Die (amtsgerichtliche) Rechtsprechung stellt zu Recht auf die Gesamtumstände des Einzelfalles ab (LG Kiel zfs 2007, 106 m. zust. Anm. HANSENS; AG Saarbrücken, Urt. v. 19.5.2006 – 42 C 377/05 [allein zutreffende Auslegung]; AG Viechtach RVGreport 2005, 420 [AG Viechtach 09.09.2005 – 7 II OWI 971/05] = AGS 2006, 239; Beschl. v. 4.4.2007 – 6 II OWi 00467/07; s. auch z.B. JUNGBAUER DAR 2007, 56) und berücksichtigt deren Gewicht im Einzelnen. Bei der Bewertung der Bedeutung der Angelegenheit ist auf die individuelle Bedeutung für den Mandanten abzustellen (HARTUNG/RÖMERMANN , RVG, § 14 Rn. 31). Die Bedeutung für den Verteidiger ist ebenso unerheblich wie die Bedeutung für die Allgemeinheit bzw. die Landeskasse.

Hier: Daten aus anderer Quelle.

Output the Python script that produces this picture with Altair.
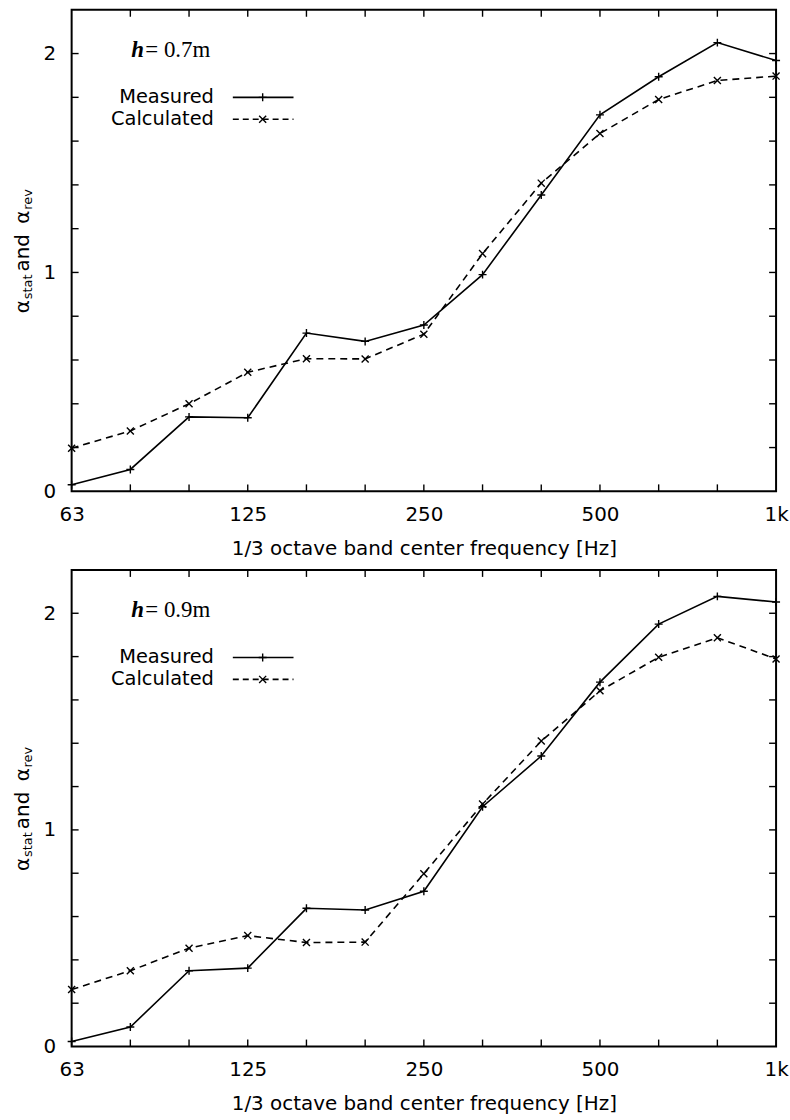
import altair as alt
import pandas as pd

bands = ["63", "80", "100", "125", "160", "200", "250", "315", "400", "500", "630", "800", "1000"]
label_bands = ["63", "125", "250", "500", "1000"]
y_labels = [0, 1, 2]
y_minor = [0.2, 0.4, 0.6, 0.8, 1.0, 1.2, 1.4, 1.6, 1.8, 2.0]

measured_07 = [0.03, 0.10, 0.34, 0.336, 0.723, 0.685, 0.76, 0.99, 1.354, 1.72, 1.894, 2.05, 1.968]
calculated_07 = [0.197, 0.276, 0.40, 0.544, 0.606, 0.605, 0.718, 1.086, 1.408, 1.635, 1.79, 1.877, 1.897]
measured_09 = [0.023, 0.09, 0.35, 0.362, 0.638, 0.63, 0.717, 1.107, 1.341, 1.682, 1.95, 2.078, 2.052]
calculated_09 = [0.263, 0.35, 0.454, 0.512, 0.48, 0.482, 0.798, 1.119, 1.41, 1.642, 1.797, 1.887, 1.789]

PLUS = "M-1,0L1,0M0,-1L0,1"
CROSS = "M-1,-1L1,1M-1,1L1,-1"
SANS = "DejaVu Sans"
SERIF = "Liberation Serif"
W = 708
DASH = [7, 5]


def one():
    return pd.DataFrame({"a": [0]})


def panel(measured, calculated, hlabel, H):
    df = pd.DataFrame({"band": bands, "m": measured, "c": calculated})
    xenc = alt.X(
        "band:O",
        scale=alt.Scale(type="point", domain=bands, padding=0),
        axis=alt.Axis(
            values=label_bands,
            labelExpr="datum.value == '1000' ? '1k' : datum.value",
            labelAngle=0,
            ticks=False,
            domain=False,
            grid=False,
            labelPadding=13,
            labelFont=SANS, labelFontSize=20, labelColor="black",
            title="1/3 octave band center frequency [Hz]",
            titleFont=SANS, titleFontSize=20, titleFontWeight="normal", titleColor="black",
            titlePadding=14,
        ),
    )
    yscale = alt.Scale(domain=[0, 2.2], nice=False, zero=False)

    def yenc(f):
        return alt.Y(
            f,
            scale=yscale,
            axis=alt.Axis(values=y_labels, ticks=False, domain=False, grid=False,
                          labelFont=SANS, labelFontSize=20, labelColor="black",
                          title=None, labelPadding=16),
        )

    base = alt.Chart(df)
    line_m = base.mark_line(color="black", strokeWidth=1.6).encode(x=xenc, y=yenc("m:Q"))
    line_c = base.mark_line(color="black", strokeWidth=1.6, strokeDash=DASH).encode(x=xenc, y=yenc("c:Q"))
    pt_m = base.mark_point(shape=PLUS, filled=False, size=64, color="black", strokeWidth=1.4, opacity=1).encode(x=xenc, y=yenc("m:Q"))
    pt_c = base.mark_point(shape=CROSS, filled=False, size=50, color="black", strokeWidth=1.4, opacity=1).encode(x=xenc, y=yenc("c:Q"))

    xt = alt.Chart(pd.DataFrame({"band": bands[1:-1]}))
    tick_b = xt.mark_rule(color="black", strokeWidth=1.4).encode(x=xenc, y=alt.value(H), y2=alt.value(H - 7))
    tick_t = xt.mark_rule(color="black", strokeWidth=1.4).encode(x=xenc, y=alt.value(0), y2=alt.value(7))
    yt = alt.Chart(pd.DataFrame({"v": y_minor}))
    tick_l = yt.mark_rule(color="black", strokeWidth=1.4).encode(y=yenc("v:Q"), x=alt.value(0), x2=alt.value(7))
    tick_r = yt.mark_rule(color="black", strokeWidth=1.4).encode(y=yenc("v:Q"), x=alt.value(W), x2=alt.value(W - 7))

    # h label
    h_it = alt.Chart(one()).mark_text(text="h", font=SERIF, fontSize=23, fontStyle="italic",
                                      fontWeight="bold", align="left", baseline="middle").encode(
        x=alt.value(60), y=alt.value(40))
    h_rest = alt.Chart(one()).mark_text(text="= " + hlabel + "m", font=SERIF, fontSize=23,
                                        align="left", baseline="middle").encode(
        x=alt.value(74), y=alt.value(40))

    # legend
    leg_m_t = alt.Chart(one()).mark_text(text="Measured", font=SANS, fontSize=19.5, align="right",
                                         baseline="middle").encode(x=alt.value(143), y=alt.value(88))
    leg_c_t = alt.Chart(one()).mark_text(text="Calculated", font=SANS, fontSize=19.5, align="right",
                                         baseline="middle").encode(x=alt.value(143), y=alt.value(110))
    leg_m_l = alt.Chart(one()).mark_rule(color="black", strokeWidth=1.6).encode(
        x=alt.value(162), x2=alt.value(223), y=alt.value(88))
    leg_c_l = alt.Chart(one()).mark_rule(color="black", strokeWidth=1.6, strokeDash=[6, 4]).encode(
        x=alt.value(162), x2=alt.value(223), y=alt.value(110))
    leg_m_p = alt.Chart(one()).mark_point(shape=PLUS, filled=False, size=64, color="black",
                                          strokeWidth=1.4, opacity=1).encode(x=alt.value(192), y=alt.value(88))
    leg_c_p = alt.Chart(one()).mark_point(shape=CROSS, filled=False, size=50, color="black",
                                          strokeWidth=1.4, opacity=1).encode(x=alt.value(192), y=alt.value(110))

    # rotated y title with subscripts: alpha_stat and alpha_rev
    pieces = [("α", 20, 14.0), ("stat", 13, 28.0), ("and", 20, 48.0), ("α", 20, 14.0), ("rev", 13, 22.0)]
    total = sum(p[2] for p in pieces)
    start = H / 2 + total / 2
    ytitle = []
    off = 0.0
    for txt, fs, wd in pieces:
        xpos = -43 if fs == 20 else -40
        ytitle.append(
            alt.Chart(one()).mark_text(text=txt, font=SANS, fontSize=fs, angle=270, align="left",
                                       baseline="alphabetic").encode(
                x=alt.value(xpos), y=alt.value(start - off))
        )
        off += wd

    return alt.layer(
        line_m, line_c, pt_m, pt_c, tick_b, tick_t, tick_l, tick_r,
        h_it, h_rest, leg_m_t, leg_c_t, leg_m_l, leg_c_l, leg_m_p, leg_c_p, *ytitle
    ).properties(width=W, height=H)


top = panel(measured_07, calculated_07, "0.7", 484)
bottom = panel(measured_09, calculated_09, "0.9", 479)

chart = alt.vconcat(top, bottom, spacing=9).properties(
    padding={"left": 12, "top": 5, "right": 0, "bottom": 0},
    background="white",
).configure_view(stroke="black", strokeWidth=2)

chart.save("out.html", embed_options={"renderer": "svg", "actions": False})
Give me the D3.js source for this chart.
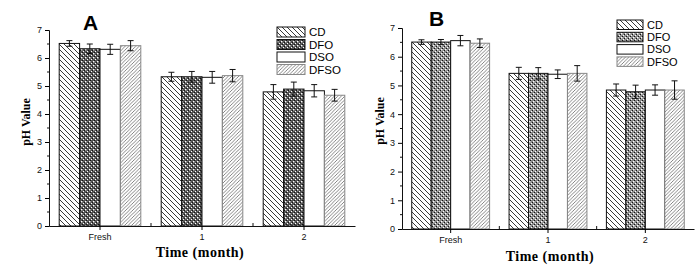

Bei dem Verfahren gegen unseren Mandanten handelte es sich zwar nur um einen durchschnittlichen Vorwurf einer Vorfahrtsmissachtung und einen daraus resultierenden Unfall mit Personenschaden, der neben dem Regelsatz allerdings für den unbelasteten Betroffenen die Eintragung von 3 Punkten im VZR zur Folge gehabt hätte. Insbesondere wenn ein Eintrag von mehr als zwei Punkten in Betracht kommt, liegt eine hohe Bedeutung für den Betroffenen vor, so dass sogar eine erhöhte Gebühr zu veranschlagen sein könnte (vgl. insb. LG Gera Juristisches Büro 2000, 581; LG Potsdam MDR 2000, 581 [LG Potsdam 25.01.2000 – 24 Qs 175/99] sowie LG Wuppertal zfs 2005, 39 (ein drohender Punkt); vgl. dazu auch AG Altenburg RVGreport 2006, 182 [AG Altenburg 29.06.2005 – 1 C 262/05] = AGS 2006, 128 (zwei Punkte); AG Frankenthal RVGreport 2006, 271 = AGS 2005, 292; AG Fürstenwalde, Beschl. v. 24.10.2006 – 3 Jug OWi 291 Js-OWi 40513/05 (26/05) (ein Punkt durchschnittlich); AG Pinneberg AGS 2005, 552 [AG Pinneberg 05.09.2005 – 31 OWi 306 Js 3673/05 34/05]; AG Rotenburg AGS 2006, 288; AG Saarlouis RVGreport 2006, 182 [AG Saarlouis 07.10.2005 – 30 C 861/05] = AGS 2006, 127).

Dem gegenüber steht die „sehr überzeugend begründete“ Entscheidung eines Amtsrichters beim AG Tiergarten und die Bestätigung durch die 15. Strafkammer (Kammer für Bußgeldsachen) beim Landgericht Berlin.